Real estate was considered attractive business in new milennium. Many USA banks which were having huge money available started to give loans even to those people who were no having financial credibility. There was an assumption that real estate prices will keep on going up. A customer will repay loan to best of capacity and banks will keep on getting equated monthly installments. If a customer defaults then house can be sold and higher money will be recovered. Customer paid money plus this additional money will make profits fr banks. This was an assumption.
Many banks converted receivable loans into derivatives and sold further t other banks/non banking financial companies. Now, there was the Gramm-Rudman Act in USA. Banks were allowed banks to deal in trading profitable derivatives that they sold to investors. These mortgage-backed securities needed home loans as collateral. These derivatives needed more and more mortgages ad hence more loans were given by banks to complete the mortgage demands and hence a cycle was created. to meet an insatiable demand for more and more mortgages.
But when housing prices started to go down due to more supply and less demand then banks started to panic and wanted to sell any such liabilty further to avoid losses but as news spread the artificial housing boom bubble burst. These chain of events stopped lending to each other. Interbank borrowing rates went up and peoples confidence started to go down which resulted into even less purchasing and financial crisis started showing up.

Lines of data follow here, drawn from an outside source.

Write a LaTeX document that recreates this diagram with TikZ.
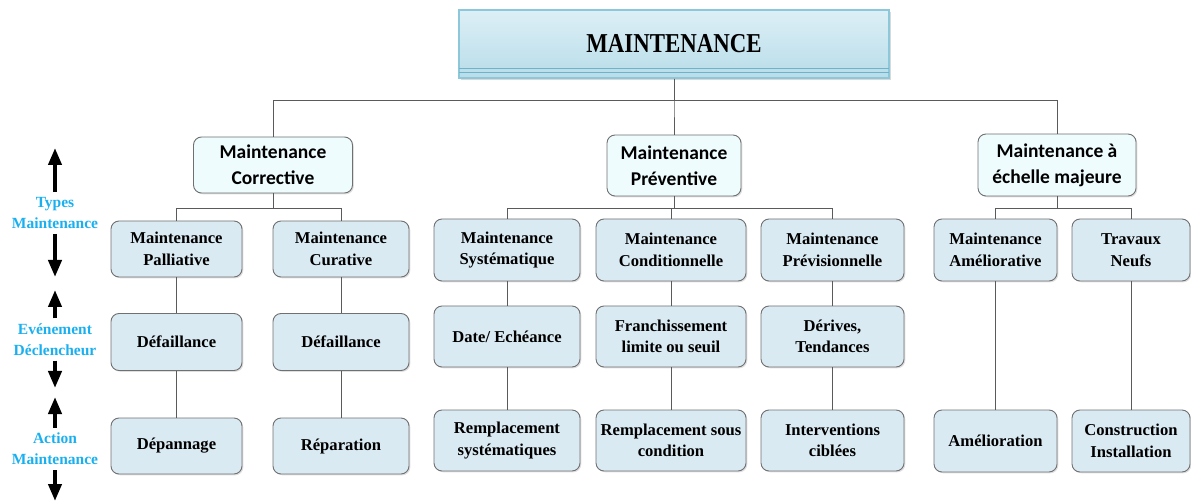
\documentclass[tikz,border=0pt]{standalone}
\usepackage{fontspec}
\setmainfont{Liberation Serif}
\newfontfamily\calib{Carlito}
\usetikzlibrary{arrows.meta,shadows}
\definecolor{boxfill}{HTML}{DAEAF2}
\definecolor{lvtwo}{HTML}{EEFCFE}
\definecolor{edgegray}{HTML}{707070}
\definecolor{conngray}{HTML}{5A5A5A}
\definecolor{labcyan}{HTML}{1AB0F0}
\definecolor{toptop}{HTML}{DDEFF6}
\definecolor{topbot}{HTML}{B8DDE9}
\definecolor{topedge}{HTML}{8CC8DA}
\definecolor{topline}{HTML}{6CB4CB}
\begin{document}
\begin{tikzpicture}[x=1pt,y=-1pt,
  shad/.style={drop shadow={shadow xshift=1.3pt,shadow yshift=-1.3pt,opacity=0.25}},
  box/.style={draw=edgegray,line width=0.9pt,rounded corners=8pt,fill=boxfill,align=center,inner sep=1pt,
    font=\bfseries\fontsize{16.6}{21.5}\selectfont,shad},
  typebox/.style={box,fill=lvtwo,font=\calib\bfseries\fontsize{19.5}{26}\selectfont},
  sz/.style 2 args={minimum width=#1,minimum height=#2},
  conn/.style={draw=conngray,line width=0.8pt},
  lbl/.style={text=labcyan,align=center,inner sep=0pt,font=\bfseries\fontsize{15.5}{21}\selectfont},
  bigarr/.style={-{Triangle[width=13pt,length=17pt]},line width=4pt,shorten <=5pt}]
\useasboundingbox (0,0) rectangle (1191,502);

% top box
\node[draw=topedge,line width=1.4pt,top color=toptop,bottom color=topbot,sz={430pt}{68pt},inner sep=0pt,
  drop shadow={shadow xshift=2pt,shadow yshift=-2pt,opacity=0.3}] (top) at (674,44)
  {\raisebox{2pt}{\scalebox{0.88}[1.05]{\bfseries\fontsize{26}{30}\selectfont MAINTENANCE}}};
\draw[topline,line width=1.3pt] ([xshift=0.7pt,yshift=10pt]top.south west) -- ([xshift=-0.7pt,yshift=10pt]top.south east);
\draw[topline,line width=1.3pt] ([xshift=0.7pt,yshift=6pt]top.south west) -- ([xshift=-0.7pt,yshift=6pt]top.south east);

% level 2
\node[typebox,sz={159pt}{56pt}] (corr) at (273,165) {Maintenance\\Corrective};
\node[typebox,sz={134pt}{61pt}] (prev) at (674,165.5) {Maintenance\\Préventive};
\node[typebox,sz={158pt}{62pt}] (maj) at (1057,165) {Maintenance à\\échelle majeure};

% level 3
\node[box,sz={131pt}{56pt}] (pal) at (176.5,249) {Maintenance\\Palliative};
\node[box,sz={136pt}{56pt}] (cur) at (341,249) {Maintenance\\Curative};
\node[box,sz={146pt}{62pt}] (sys) at (507,250) {Maintenance\\Systématique};
\node[box,sz={150pt}{62pt}] (cond) at (671,250) {Maintenance\\Conditionnelle};
\node[box,sz={143pt}{62pt}] (previs) at (832.5,250) {Maintenance\\Prévisionnelle};
\node[box,sz={123pt}{62pt}] (amel) at (995.5,250) {Maintenance\\Améliorative};
\node[box,sz={118pt}{62pt}] (trav) at (1131,250) {Travaux\\Neufs};

% level 4
\node[box,sz={131pt}{57pt}] (def1) at (176.5,342) {Défaillance};
\node[box,sz={136pt}{57pt}] (def2) at (341,342) {Défaillance};
\node[box,sz={146pt}{61pt}] (date) at (507,336.5) {Date/ Echéance};
\node[box,sz={150pt}{61pt}] (fran) at (671,336.5) {Franchissement\\limite ou seuil};
\node[box,sz={143pt}{61pt}] (der) at (832.5,336.5) {Dérives,\\Tendances};

% level 5
\node[box,sz={131pt}{56pt}] (dep) at (176.5,446) {Dépannage};
\node[box,sz={136pt}{56pt}] (rep) at (341,446) {Réparation};
\node[box,sz={146pt}{61pt}] (rsys) at (507,440.5) {Remplacement\\systématiques};
\node[box,sz={150pt}{61pt}] (rcond) at (671,440.5) {Remplacement sous\\condition};
\node[box,sz={143pt}{61pt}] (inter) at (832.5,440.5) {Interventions\\ciblées};
\node[box,sz={123pt}{62pt}] (amelio) at (995.5,441) {Amélioration};
\node[box,sz={118pt}{62pt}] (constr) at (1131,441) {Construction\\Installation};

% tree connectors
\foreach \c in {corr,prev,maj}
  \draw[conn] (top.south) -- (top.south |- 0,100) -| (\c.north);
\foreach \c in {pal,cur}
  \draw[conn] (corr.south) -- (corr.south |- 0,208) -| (\c.north);
\foreach \c in {sys,cond,previs}
  \draw[conn] (prev.south) -- (prev.south |- 0,208) -| (\c.north);
\foreach \c in {amel,trav}
  \draw[conn] (maj.south) -- (maj.south |- 0,208) -| (\c.north);
\draw[conn] (pal) -- (def1); \draw[conn] (def1) -- (dep);
\draw[conn] (cur) -- (def2); \draw[conn] (def2) -- (rep);
\draw[conn] (sys) -- (date); \draw[conn] (date) -- (rsys);
\draw[conn] (cond) -- (fran); \draw[conn] (fran) -- (rcond);
\draw[conn] (previs) -- (der); \draw[conn] (der) -- (inter);
\draw[conn] (amel) -- (amelio);
\draw[conn] (trav) -- (constr);

% left labels and arrows
\node[lbl] (t1) at (55,213) {Types\\Maintenance};
\node[lbl] (t2) at (55,339.5) {Evénement\\Déclencheur};
\node[lbl] (t3) at (55,449) {Action\\Maintenance};
\coordinate (a1) at (55,148);
\coordinate (a2) at (55,277);
\coordinate (a3) at (55,290);
\coordinate (a4) at (55,388);
\coordinate (a5) at (55,397);
\coordinate (a6) at (55,501);
\draw[bigarr] (t1.north) -- (a1);
\draw[bigarr] (t1.south) -- (a2);
\draw[bigarr] (t2.north) -- (a3);
\draw[bigarr] (t2.south) -- (a4);
\draw[bigarr] (t3.north) -- (a5);
\draw[bigarr] (t3.south) -- (a6);
\end{tikzpicture}
\end{document}
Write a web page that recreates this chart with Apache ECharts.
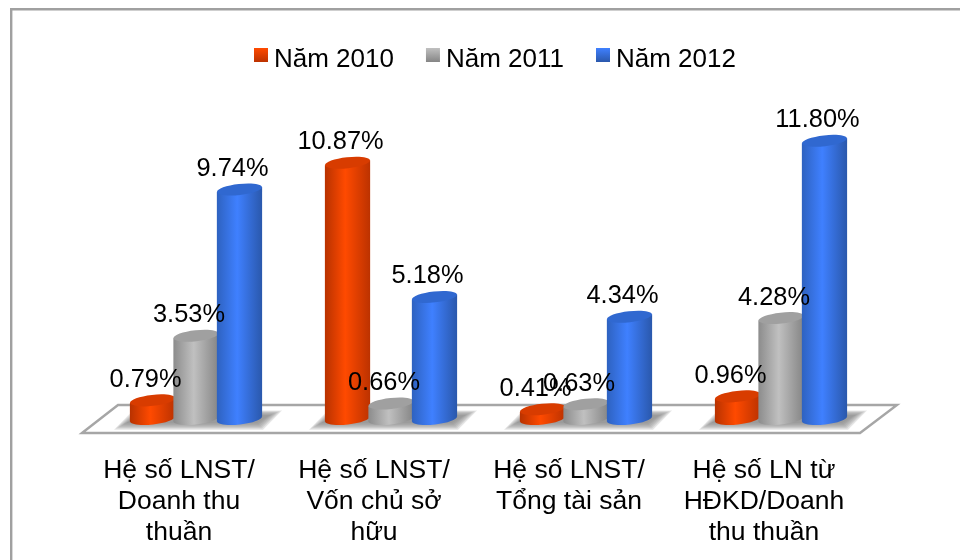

Federal reserve had to pitch in to correct economy. Govt. gave bailout packages to many financial firms through expansionary fiscal policies. Federal reserve reduced interest rates to increase consumption in an economy as a part of expansionary monetary policy. Since then interest rates have been very low. Federal reserve had low reserve rates and also low discount rates.Through open market operations they bought many govt. bonds to increase liquidity in the market. This policy worked well and US economy is finding ways to grow. In 2018, unemployment decreased and economic growth rates also went up.